Is it really useless Upscaling 16/44.1 music to 24/176.4 or 24/192
In the past I asked this question and from the answers I learned that converting any music from 16/44.1 to higher resolution is just adding bunch of zeros in front. But now I started seeing so many DAC’s up-sampling the music to 24/192 or 24/384, which bring up the question again “Is it really add zero in front of 16/44 or did they figure out how to create a broader spectrum in frequency from 44 khz to 384 khz and how many listeners heard the difference in quality of sound by up converting it? “We are not discussing the HD-Track’s music.”
I read the reviews and saw the picture open DACs. I don’t see much in them other than a high rez sound card. Please correct me if I am wrong.
And finally, In JRiver/Foobar we have an option to up sample the music. Questions are
1) Does up converting makes a difference?
2) What is the difference between $500 or $5000 DAC re-sampling the music verses Foobar or JRiver re-sampling?
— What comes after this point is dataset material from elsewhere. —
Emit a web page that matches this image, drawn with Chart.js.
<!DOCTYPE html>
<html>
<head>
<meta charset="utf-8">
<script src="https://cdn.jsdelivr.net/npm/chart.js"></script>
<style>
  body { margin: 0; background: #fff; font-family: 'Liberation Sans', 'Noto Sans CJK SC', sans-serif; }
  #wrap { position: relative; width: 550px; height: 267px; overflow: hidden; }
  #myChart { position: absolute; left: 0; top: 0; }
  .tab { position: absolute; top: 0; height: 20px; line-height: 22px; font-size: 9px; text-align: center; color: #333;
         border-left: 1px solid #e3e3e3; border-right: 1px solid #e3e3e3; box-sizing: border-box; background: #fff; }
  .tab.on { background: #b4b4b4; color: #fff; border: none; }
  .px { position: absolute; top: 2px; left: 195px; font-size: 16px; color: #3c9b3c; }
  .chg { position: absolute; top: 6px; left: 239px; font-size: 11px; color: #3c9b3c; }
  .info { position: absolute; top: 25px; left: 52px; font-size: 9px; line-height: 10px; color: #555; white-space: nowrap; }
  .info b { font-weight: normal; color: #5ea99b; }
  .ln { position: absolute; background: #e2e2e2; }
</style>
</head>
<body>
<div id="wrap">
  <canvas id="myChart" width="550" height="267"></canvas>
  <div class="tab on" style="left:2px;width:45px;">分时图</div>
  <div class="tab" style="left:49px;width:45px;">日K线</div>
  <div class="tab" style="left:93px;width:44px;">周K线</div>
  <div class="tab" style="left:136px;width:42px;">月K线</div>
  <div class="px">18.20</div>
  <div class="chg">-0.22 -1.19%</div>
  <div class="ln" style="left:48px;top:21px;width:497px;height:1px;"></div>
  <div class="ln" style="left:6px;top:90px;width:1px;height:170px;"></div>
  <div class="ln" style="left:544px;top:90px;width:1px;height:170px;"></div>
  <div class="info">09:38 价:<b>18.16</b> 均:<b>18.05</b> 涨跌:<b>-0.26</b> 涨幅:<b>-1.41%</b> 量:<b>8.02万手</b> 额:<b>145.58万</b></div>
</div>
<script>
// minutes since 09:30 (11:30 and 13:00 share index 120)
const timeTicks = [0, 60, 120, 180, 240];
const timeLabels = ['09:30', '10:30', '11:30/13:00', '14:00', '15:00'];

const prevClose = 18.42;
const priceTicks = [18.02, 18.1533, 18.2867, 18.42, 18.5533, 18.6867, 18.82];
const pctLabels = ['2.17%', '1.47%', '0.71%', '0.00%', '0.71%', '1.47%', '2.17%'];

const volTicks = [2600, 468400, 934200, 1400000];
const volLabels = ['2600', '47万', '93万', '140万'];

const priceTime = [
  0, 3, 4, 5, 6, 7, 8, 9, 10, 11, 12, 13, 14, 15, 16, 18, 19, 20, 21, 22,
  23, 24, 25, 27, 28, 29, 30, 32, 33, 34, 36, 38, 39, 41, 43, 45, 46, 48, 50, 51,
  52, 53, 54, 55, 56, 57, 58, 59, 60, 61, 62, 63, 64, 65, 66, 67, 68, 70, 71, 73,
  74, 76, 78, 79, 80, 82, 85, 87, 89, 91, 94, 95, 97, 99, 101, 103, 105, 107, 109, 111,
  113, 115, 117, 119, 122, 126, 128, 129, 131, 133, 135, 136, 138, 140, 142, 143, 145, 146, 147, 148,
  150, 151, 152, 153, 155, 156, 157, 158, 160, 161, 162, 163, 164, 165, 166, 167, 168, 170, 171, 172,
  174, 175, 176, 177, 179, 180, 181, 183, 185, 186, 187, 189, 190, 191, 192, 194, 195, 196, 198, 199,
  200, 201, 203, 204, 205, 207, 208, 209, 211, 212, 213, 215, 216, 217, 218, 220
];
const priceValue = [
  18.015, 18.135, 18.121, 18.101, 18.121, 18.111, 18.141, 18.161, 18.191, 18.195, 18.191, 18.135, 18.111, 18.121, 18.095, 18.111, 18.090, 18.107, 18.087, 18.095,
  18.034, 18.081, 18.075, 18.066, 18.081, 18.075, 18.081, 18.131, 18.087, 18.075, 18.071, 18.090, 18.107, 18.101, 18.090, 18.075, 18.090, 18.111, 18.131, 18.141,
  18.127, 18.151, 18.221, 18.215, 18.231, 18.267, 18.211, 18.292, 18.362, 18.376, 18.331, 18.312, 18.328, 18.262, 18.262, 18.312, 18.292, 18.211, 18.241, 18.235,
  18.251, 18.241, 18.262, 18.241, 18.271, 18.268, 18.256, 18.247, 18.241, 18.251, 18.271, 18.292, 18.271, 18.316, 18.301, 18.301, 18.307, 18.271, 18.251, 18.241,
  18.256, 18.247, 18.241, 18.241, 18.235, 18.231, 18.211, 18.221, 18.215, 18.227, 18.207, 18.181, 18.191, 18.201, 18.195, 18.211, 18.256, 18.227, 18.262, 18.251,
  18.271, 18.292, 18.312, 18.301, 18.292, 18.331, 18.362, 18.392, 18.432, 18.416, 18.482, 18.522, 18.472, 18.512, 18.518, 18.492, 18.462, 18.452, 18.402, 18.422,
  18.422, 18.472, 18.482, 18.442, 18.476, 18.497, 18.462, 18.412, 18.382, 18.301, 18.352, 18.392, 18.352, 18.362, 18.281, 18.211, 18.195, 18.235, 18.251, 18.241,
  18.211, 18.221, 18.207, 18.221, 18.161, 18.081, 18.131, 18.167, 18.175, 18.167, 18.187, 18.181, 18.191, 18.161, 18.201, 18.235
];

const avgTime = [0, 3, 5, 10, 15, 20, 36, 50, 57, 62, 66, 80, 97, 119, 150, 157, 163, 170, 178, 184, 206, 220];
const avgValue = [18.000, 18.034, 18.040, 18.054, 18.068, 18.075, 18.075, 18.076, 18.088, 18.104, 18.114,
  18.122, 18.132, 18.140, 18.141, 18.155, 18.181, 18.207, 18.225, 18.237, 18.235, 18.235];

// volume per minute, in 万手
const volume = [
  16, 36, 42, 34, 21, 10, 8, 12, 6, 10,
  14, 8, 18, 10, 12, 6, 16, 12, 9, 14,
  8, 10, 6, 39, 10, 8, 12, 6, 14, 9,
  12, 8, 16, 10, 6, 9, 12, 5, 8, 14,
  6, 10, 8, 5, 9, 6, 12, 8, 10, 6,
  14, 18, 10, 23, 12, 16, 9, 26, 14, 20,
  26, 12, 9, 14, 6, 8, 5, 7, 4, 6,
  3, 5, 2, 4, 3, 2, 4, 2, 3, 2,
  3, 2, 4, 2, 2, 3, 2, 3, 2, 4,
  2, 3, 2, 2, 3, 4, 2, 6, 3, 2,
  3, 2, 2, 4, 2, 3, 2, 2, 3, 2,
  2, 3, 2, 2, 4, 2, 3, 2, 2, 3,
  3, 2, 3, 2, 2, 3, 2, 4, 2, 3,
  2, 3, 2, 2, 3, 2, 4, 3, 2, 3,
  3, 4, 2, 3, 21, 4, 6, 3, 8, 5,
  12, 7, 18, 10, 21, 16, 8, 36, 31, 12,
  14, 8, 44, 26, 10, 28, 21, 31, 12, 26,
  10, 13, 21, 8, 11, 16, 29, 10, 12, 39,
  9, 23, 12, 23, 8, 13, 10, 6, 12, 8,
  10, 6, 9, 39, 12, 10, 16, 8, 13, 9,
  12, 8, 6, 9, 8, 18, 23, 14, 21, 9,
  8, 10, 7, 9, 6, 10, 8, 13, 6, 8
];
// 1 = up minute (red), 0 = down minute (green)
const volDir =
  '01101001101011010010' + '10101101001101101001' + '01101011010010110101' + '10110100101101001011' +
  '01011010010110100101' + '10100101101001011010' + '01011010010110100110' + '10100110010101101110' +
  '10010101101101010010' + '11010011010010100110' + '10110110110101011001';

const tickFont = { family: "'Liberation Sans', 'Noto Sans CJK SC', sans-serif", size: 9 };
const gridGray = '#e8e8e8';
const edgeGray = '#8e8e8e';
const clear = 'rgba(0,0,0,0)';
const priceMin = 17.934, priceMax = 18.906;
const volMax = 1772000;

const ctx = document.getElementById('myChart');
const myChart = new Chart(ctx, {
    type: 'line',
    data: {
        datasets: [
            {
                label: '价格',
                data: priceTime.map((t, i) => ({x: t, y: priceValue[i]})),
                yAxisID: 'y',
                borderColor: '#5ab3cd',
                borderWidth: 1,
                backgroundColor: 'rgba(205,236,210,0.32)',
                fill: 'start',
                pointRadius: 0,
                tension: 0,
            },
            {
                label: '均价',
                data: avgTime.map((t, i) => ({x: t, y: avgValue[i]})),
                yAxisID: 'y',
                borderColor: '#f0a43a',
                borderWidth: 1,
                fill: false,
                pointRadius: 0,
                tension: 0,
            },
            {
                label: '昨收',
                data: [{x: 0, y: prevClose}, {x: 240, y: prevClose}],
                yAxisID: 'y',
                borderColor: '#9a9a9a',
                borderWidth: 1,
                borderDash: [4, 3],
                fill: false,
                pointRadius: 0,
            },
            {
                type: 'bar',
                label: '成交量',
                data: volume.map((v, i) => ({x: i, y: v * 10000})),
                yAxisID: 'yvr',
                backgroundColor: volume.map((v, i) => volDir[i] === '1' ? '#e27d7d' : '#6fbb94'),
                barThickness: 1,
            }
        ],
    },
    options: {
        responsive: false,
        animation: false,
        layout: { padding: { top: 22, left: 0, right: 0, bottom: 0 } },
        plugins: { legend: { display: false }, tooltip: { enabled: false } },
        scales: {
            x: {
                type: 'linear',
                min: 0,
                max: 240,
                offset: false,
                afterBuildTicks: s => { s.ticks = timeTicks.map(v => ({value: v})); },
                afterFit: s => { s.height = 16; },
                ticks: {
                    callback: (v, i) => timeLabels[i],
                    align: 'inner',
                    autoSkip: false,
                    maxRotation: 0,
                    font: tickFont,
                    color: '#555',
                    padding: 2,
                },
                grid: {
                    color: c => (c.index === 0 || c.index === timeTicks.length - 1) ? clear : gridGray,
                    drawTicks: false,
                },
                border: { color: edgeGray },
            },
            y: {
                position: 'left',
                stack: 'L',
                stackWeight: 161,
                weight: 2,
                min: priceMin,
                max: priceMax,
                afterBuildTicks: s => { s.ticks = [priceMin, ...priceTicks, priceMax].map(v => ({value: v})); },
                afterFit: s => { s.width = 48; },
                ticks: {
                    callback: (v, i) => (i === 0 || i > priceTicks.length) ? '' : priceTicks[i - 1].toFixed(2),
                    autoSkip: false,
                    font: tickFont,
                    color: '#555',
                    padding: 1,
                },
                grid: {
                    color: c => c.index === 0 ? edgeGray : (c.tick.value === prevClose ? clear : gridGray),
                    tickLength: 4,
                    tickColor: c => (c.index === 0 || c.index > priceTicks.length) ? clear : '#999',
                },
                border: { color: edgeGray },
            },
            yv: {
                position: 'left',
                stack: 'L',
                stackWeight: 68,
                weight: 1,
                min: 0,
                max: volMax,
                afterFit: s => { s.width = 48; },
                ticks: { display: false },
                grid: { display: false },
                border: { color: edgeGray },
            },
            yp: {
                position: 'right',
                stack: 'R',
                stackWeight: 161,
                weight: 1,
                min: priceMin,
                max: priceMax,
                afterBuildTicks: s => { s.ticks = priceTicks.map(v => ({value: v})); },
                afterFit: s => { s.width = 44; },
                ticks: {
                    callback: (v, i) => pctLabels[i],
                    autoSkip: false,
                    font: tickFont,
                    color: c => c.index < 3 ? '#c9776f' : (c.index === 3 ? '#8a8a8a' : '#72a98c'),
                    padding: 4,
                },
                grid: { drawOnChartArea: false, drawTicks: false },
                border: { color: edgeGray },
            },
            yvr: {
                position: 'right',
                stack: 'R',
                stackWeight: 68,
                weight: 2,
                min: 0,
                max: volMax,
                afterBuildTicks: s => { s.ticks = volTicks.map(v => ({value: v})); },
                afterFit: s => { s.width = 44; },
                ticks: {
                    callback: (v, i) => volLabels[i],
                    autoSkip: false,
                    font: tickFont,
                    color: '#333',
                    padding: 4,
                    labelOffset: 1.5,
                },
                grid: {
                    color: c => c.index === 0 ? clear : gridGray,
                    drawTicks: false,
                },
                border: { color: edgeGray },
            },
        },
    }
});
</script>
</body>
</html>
3) Can JRiver/Foobar do the same job in re-sampling the music as a DAC does?
trcns

Showing 2 responses by kijanki

Lewinskih01, There is no such thing as "Linear Power Supply". All power supplies are switchers and so called linear one is pretty bad one switching at 120Hz - frequency very difficult to filter out. Switching happens at the peak of the voltage while current is taken from the mains in short spikes of very high amplitude (polluting). For these reasons Rowland amplifiers use high frequency (1MHz) SMPS switching at zero voltage/ zero current even in his class AB amps. SMPS get their bad name from crude computers applications.
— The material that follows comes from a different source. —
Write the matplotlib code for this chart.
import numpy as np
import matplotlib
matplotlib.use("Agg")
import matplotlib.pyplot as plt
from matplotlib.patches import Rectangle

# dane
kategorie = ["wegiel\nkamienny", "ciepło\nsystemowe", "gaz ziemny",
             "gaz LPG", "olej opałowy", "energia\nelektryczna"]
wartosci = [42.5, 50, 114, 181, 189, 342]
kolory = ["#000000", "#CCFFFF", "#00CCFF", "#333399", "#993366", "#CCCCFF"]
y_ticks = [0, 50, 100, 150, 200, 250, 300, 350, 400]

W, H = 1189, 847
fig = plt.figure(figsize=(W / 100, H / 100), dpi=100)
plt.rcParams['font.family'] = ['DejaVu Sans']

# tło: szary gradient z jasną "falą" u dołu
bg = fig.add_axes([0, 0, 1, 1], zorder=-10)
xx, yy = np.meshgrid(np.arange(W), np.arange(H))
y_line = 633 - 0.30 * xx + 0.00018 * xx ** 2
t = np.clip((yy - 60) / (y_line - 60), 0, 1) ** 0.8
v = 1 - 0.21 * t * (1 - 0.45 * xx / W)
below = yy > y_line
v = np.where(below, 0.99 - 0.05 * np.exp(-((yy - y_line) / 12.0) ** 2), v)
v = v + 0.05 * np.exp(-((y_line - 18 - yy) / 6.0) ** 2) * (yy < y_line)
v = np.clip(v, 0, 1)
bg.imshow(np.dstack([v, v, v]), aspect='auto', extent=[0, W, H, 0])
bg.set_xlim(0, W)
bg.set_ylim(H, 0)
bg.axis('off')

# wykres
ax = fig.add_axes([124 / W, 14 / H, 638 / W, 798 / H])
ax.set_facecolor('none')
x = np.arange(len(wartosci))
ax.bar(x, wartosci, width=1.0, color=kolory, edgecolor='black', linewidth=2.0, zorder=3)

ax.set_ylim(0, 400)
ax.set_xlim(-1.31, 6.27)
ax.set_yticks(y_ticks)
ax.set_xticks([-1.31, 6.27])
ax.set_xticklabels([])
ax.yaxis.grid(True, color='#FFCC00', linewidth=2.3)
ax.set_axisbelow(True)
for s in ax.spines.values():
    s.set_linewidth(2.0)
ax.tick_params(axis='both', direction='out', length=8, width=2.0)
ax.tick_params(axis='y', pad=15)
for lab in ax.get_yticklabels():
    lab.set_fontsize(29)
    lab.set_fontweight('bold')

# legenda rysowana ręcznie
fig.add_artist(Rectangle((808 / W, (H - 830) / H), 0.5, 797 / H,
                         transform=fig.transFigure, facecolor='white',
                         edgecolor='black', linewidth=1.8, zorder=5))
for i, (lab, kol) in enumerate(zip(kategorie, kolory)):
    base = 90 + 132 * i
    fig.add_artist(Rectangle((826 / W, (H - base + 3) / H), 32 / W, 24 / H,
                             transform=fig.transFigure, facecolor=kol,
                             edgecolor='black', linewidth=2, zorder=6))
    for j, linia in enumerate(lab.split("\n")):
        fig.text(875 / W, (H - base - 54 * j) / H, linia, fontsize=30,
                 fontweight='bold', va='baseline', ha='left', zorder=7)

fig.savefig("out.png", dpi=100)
Steakster, Linear power supplies pollute more then well executed switching power supplies, that got bad reputation from crude computer applications. Well executed SMPS is extremely quiet and that's why Jeff Rowland uses them now in all amplifiers (also class AB), not to mention preamps (like Capri) where, because of low power, efficiency is not a factor. I'm not sure where "linear" came from, but probably refers to linear output vs. input voltage change - meaning unregulated. You can add linear regulator, but only for small loads like CD, preamp, etc - not for the power amp. They require huge capacitors to keep voltage ripple down. Transformers are huge as well. The reason you had better results with linear supply was the fact that your computer switcher wasn't designed for audio application.